(Records from a collection)
-- BEGIN --

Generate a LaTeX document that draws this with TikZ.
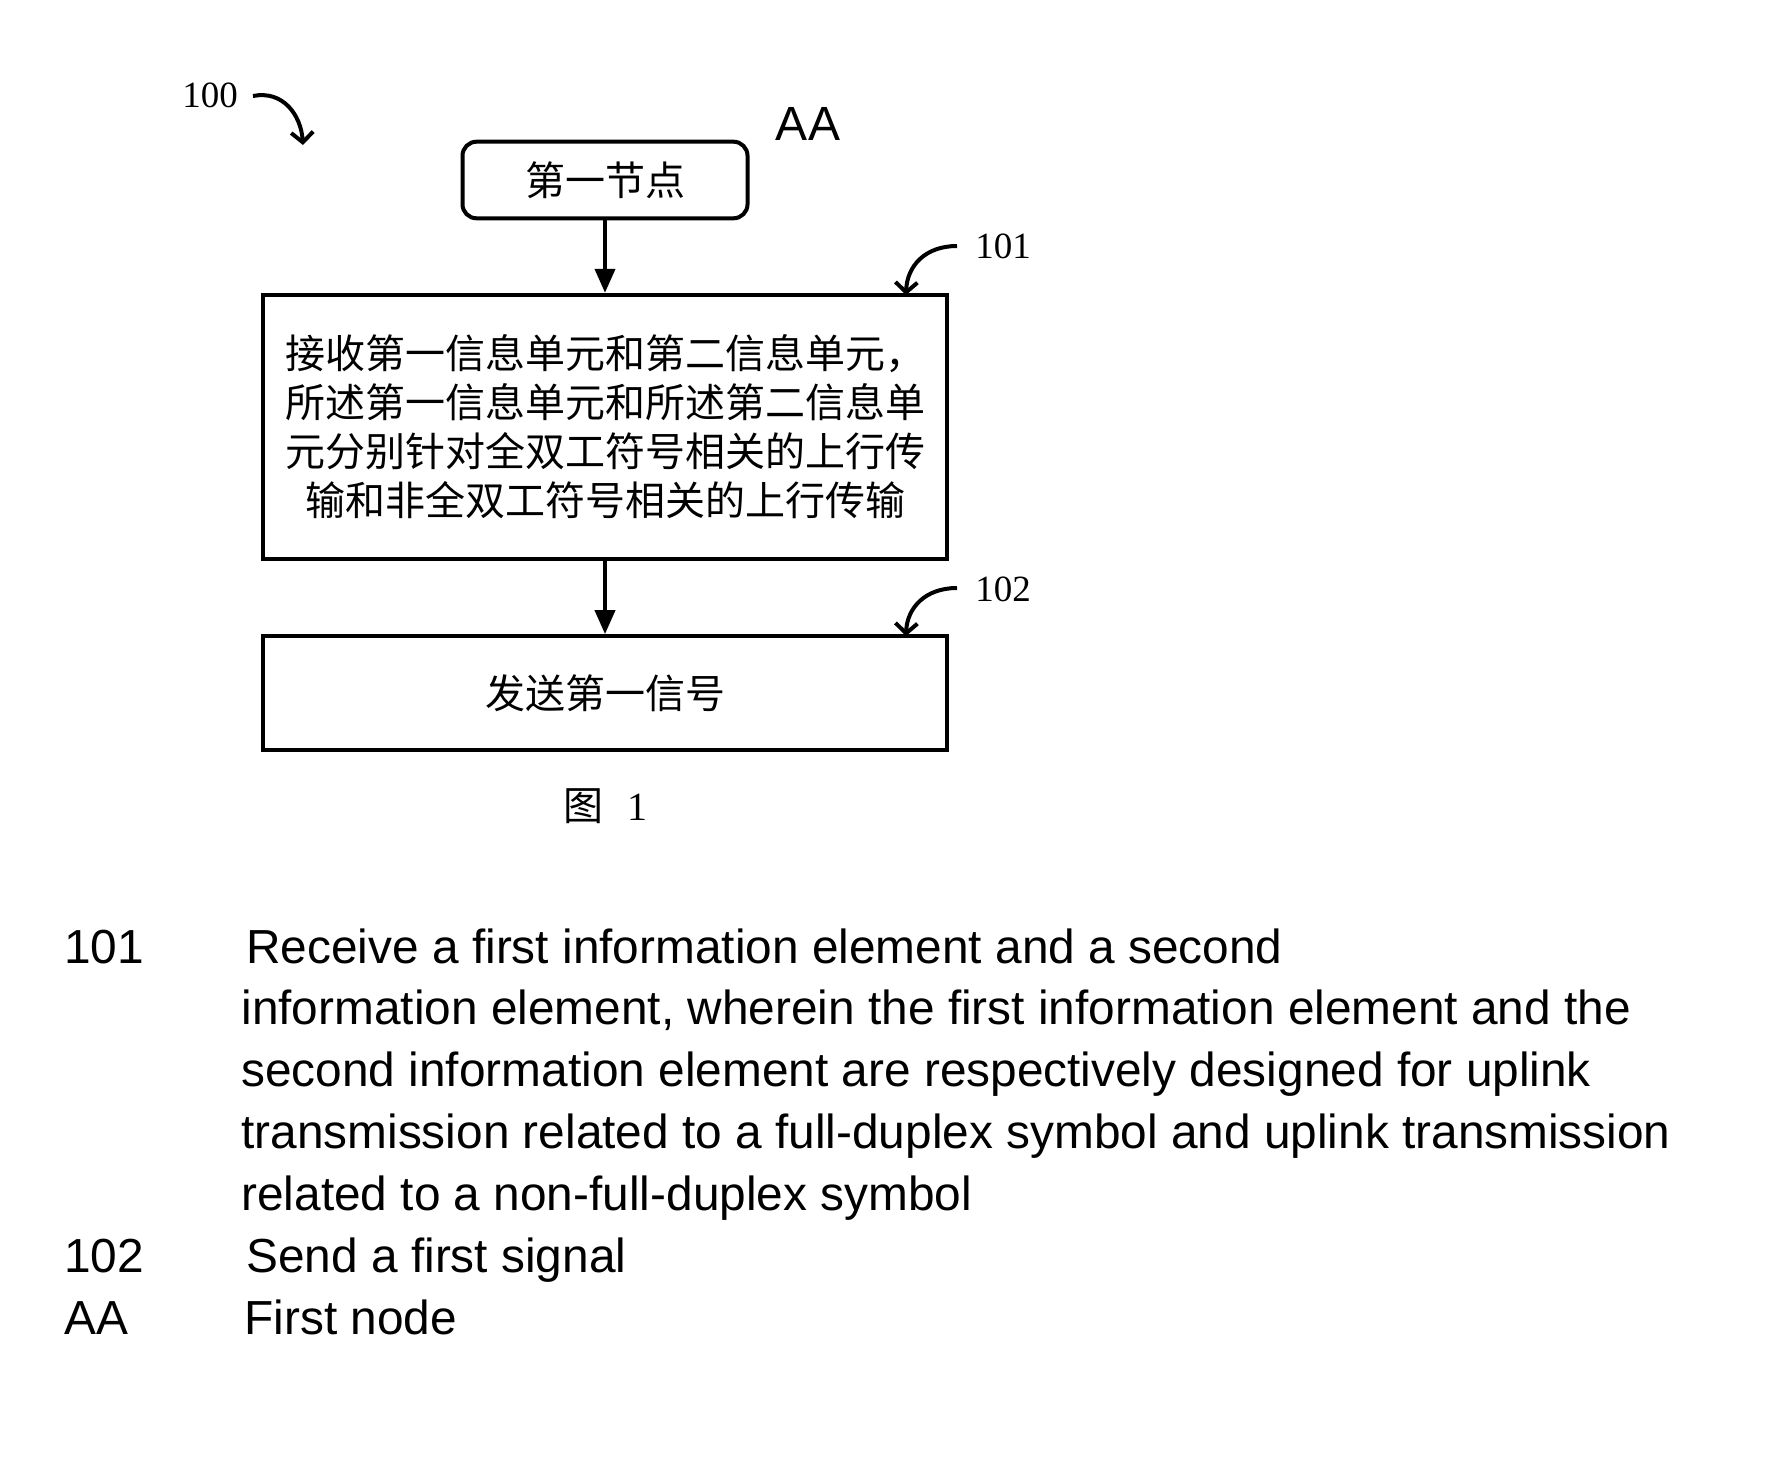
\documentclass[tikz,border=0pt]{standalone}
\usepackage{fontspec}
\setmainfont{Liberation Serif}
\newfontfamily\arialf{Liberation Sans}
\newfontfamily\cjkf{Noto Sans CJK SC}
\usetikzlibrary{arrows.meta}
\begin{document}
\begin{tikzpicture}[x=0.5pt,y=-0.5pt,
  box/.style={draw,line width=2pt,inner sep=0pt,font=\cjkf\fontsize{20}{24.5}\selectfont,align=center},
  flow/.style={line width=2pt,-{Triangle[length=12pt,width=10pt]}},
  curl/.style={line width=2pt,-{Straight Barb[length=5pt,width=11pt]}},
  reflab/.style={font=\fontsize{18.5}{20}\selectfont,inner sep=0pt},
  leg/.style={font=\arialf\fontsize{23.9}{28}\selectfont,anchor=west,inner sep=0pt,text height=0.72em,text depth=0pt}]
\useasboundingbox[fill=white] (0,0) rectangle (1765,1462);
% reference 100
\node[reflab] (l100) at (210,95) {100};
\coordinate (s100) at (253,96);
\coordinate (e100) at (303,145);
\draw[curl] (s100) .. controls (283,90) and (301,115) .. (e100);
% AA
\node[font=\arialf\fontsize{24}{28}\selectfont,inner sep=0pt] (aa) at (808,124) {AA};
% boxes
\node[box,rounded corners=7pt,minimum width=142.5pt,minimum height=38.3pt] (n0) at (605,180) {第一节点};
\node[box,minimum width=341.6pt,minimum height=132.2pt] (n1) at (605,427) {接收第一信息单元和第二信息单元，\\所述第一信息单元和所述第二信息单\\元分别针对全双工符号相关的上行传\\输和非全双工符号相关的上行传输};
\node[box,minimum width=341.6pt,minimum height=56.9pt] (n2) at (605,693) {发送第一信号};
\draw[flow] (n0.south) -- (n1.north);
\draw[flow] (n1.south) -- (n2.north);
% reference 101 / 102
\node[reflab] (l101) at (1003,246) {101};
\coordinate (s101) at (957,246);
\coordinate (e101) at (906,295);
\draw[curl] (s101) .. controls (925,246) and (907,266) .. (e101);
\node[reflab] (l102) at (1003,589) {102};
\coordinate (s102) at (957,588);
\coordinate (e102) at (906,636);
\draw[curl] (s102) .. controls (925,588) and (907,608) .. (e102);
% caption
\node[font=\fontsize{20}{24}\selectfont,inner sep=0pt] (fig) at (605,806) {{\cjkf 图}\hspace{12pt}1};
% legend
\node[leg] (k1) at (64,956) {101};
\node[leg] (t1a) at (246,956) {Receive a first information element and a second};
\node[leg] (t1b) at (241,1017.5) {information element, wherein the first information element and the};
\node[leg] (t1c) at (241,1079.4) {second information element are respectively designed for uplink};
\node[leg] (t1d) at (241,1141.3) {transmission related to a full-duplex symbol and uplink transmission};
\node[leg] (t1e) at (241,1203.2) {related to a non-full-duplex symbol};
\node[leg] (k2) at (64,1265) {102};
\node[leg] (t2) at (246,1265) {Send a first signal};
\node[leg] (k3) at (64,1327) {AA};
\node[leg] (t3) at (244,1327) {First node};
\end{tikzpicture}
\end{document}
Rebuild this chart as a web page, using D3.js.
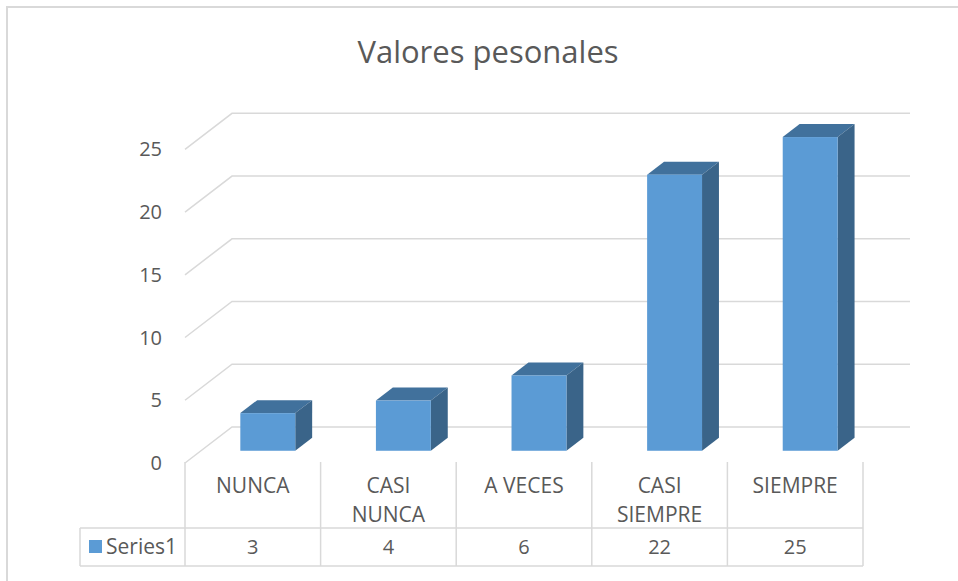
<!DOCTYPE html>
<html>
<head>
<meta charset="utf-8">
<script src="https://cdn.jsdelivr.net/npm/d3@7"></script>
<style>
  body { margin: 0; background: #fff; }
  text { font-family: "Open Sans", "Noto Sans", sans-serif; fill: #595959; }
</style>
</head>
<body>
<div id="chart"></div>
<script>
// data
var categories = [["NUNCA"], ["CASI", "NUNCA"], ["A VECES"], ["CASI", "SIEMPRE"], ["SIEMPRE"]];
var values = [3, 4, 6, 22, 25];
var yTicks = [0, 5, 10, 15, 20, 25];
var seriesName = "Series1";

var width = 958, height = 581;

var svg = d3.select("#chart").append("svg")
  .attr("width", width)
  .attr("height", height);

// chart border (only top/left visible in the crop)
svg.append("path")
  .attr("d", "M7,600 L7,7 L970,7")
  .attr("fill", "none")
  .attr("stroke", "#d9d9d9")
  .attr("stroke-width", 2);

// title
svg.append("text")
  .attr("x", 488)
  .attr("y", 63)
  .attr("text-anchor", "middle")
  .style("font-size", "31px")
  .text("Valores pesonales");

// oblique 3d: depth d, 0 = back wall, 1 = front edge
var depthX = -47, depthY = 36;

// x scale on the front plane
var x = d3.scaleBand()
  .domain(d3.range(values.length))
  .range([185, 863]);

// y scale on the back wall
var y = d3.scaleLinear()
  .domain([0, 25])
  .range([427, 113.3]);

function px(xf, d) { return xf + (1 - d) * (-depthX); }
function py(v, d) { return y(v) + d * depthY; }

var grid = svg.append("g");
yTicks.forEach(function(t) {
  grid.append("polyline")
    .attr("points", [[px(x.range()[0], 1), py(t, 1)], [px(x.range()[0], 0), py(t, 0)], [px(x.range()[1], 0), py(t, 0)]].join(" "))
    .attr("fill", "none")
    .attr("stroke", "#d9d9d9")
    .attr("stroke-width", 1.5);
});

// y labels
svg.append("g").selectAll("text")
  .data(yTicks)
  .enter().append("text")
  .attr("x", 162)
  .attr("y", function(d) { return py(d, 1); })
  .attr("dy", "0.35em")
  .attr("text-anchor", "end")
  .style("font-size", "20px")
  .text(function(d) { return d; });

// bars
var dFront = 0.66, dBack = 0.30;
var barW = x.bandwidth() * 0.405;
var bars = svg.append("g").selectAll("g")
  .data(values)
  .enter().append("g");

function barX0(i) { return x(i) + x.bandwidth() / 2 - barW / 2 - 1; }

// top
bars.append("path")
  .attr("fill", "#41719c")
  .attr("d", function(v, i) {
    var x0 = barX0(i), x1 = x0 + barW;
    return "M" + px(x0, dFront) + "," + py(v, dFront) +
      "L" + px(x0, dBack) + "," + py(v, dBack) +
      "L" + px(x1, dBack) + "," + py(v, dBack) +
      "L" + px(x1, dFront) + "," + py(v, dFront) + "Z";
  });
// side
bars.append("path")
  .attr("fill", "#3a6489")
  .attr("d", function(v, i) {
    var x1 = barX0(i) + barW;
    return "M" + px(x1, dFront) + "," + py(v, dFront) +
      "L" + px(x1, dBack) + "," + py(v, dBack) +
      "L" + px(x1, dBack) + "," + py(0, dBack) +
      "L" + px(x1, dFront) + "," + py(0, dFront) + "Z";
  });
// front
bars.append("rect")
  .attr("fill", "#5b9bd5")
  .attr("x", function(v, i) { return px(barX0(i), dFront); })
  .attr("y", function(v) { return py(v, dFront); })
  .attr("width", barW)
  .attr("height", function(v) { return py(0, dFront) - py(v, dFront); });

// data table
var rowTop = 462, rowMid = 528, rowBot = 566, legendLeft = 80;
var tbl = svg.append("g")
  .attr("stroke", "#d9d9d9")
  .attr("stroke-width", 1.5)
  .attr("fill", "none");

d3.range(values.length + 1).forEach(function(i) {
  var xx = i < values.length ? x(i) : x.range()[1];
  tbl.append("line")
    .attr("x1", xx).attr("x2", xx)
    .attr("y1", rowTop).attr("y2", rowBot);
});
[rowMid, rowBot].forEach(function(yy) {
  tbl.append("line")
    .attr("x1", legendLeft).attr("x2", x.range()[1])
    .attr("y1", yy).attr("y2", yy);
});
tbl.append("line")
  .attr("x1", legendLeft).attr("x2", legendLeft)
  .attr("y1", rowMid).attr("y2", rowBot);

// category labels
svg.append("g").selectAll("text")
  .data(categories)
  .enter().append("text")
  .attr("x", function(d, i) { return x(i) + x.bandwidth() / 2; })
  .attr("y", 493)
  .attr("text-anchor", "middle")
  .style("font-size", "21px")
  .each(function(lines) {
    var t = d3.select(this);
    lines.forEach(function(l, k) {
      t.append("tspan")
        .attr("x", t.attr("x"))
        .attr("dy", k === 0 ? 0 : 28.5)
        .text(l);
    });
  });

// values row
svg.append("g").selectAll("text")
  .data(values)
  .enter().append("text")
  .attr("x", function(d, i) { return x(i) + x.bandwidth() / 2; })
  .attr("y", (rowMid + rowBot) / 2)
  .attr("dy", "0.35em")
  .attr("text-anchor", "middle")
  .style("font-size", "20px")
  .text(function(d) { return d; });

// legend key
svg.append("rect")
  .attr("x", 89).attr("y", 540)
  .attr("width", 13).attr("height", 13)
  .attr("fill", "#5b9bd5");
svg.append("text")
  .attr("x", 106)
  .attr("y", (rowMid + rowBot) / 2)
  .attr("dy", "0.35em")
  .style("font-size", "21px")
  .text(seriesName);
</script>
</body>
</html>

-- END --

Look through the entries above and list every line containing "this".

REPLY TO THE TASK »
Generate a LaTeX document that draws this with TikZ.
Rebuild this chart as a web page, using D3.js.
    var t = d3.select(this);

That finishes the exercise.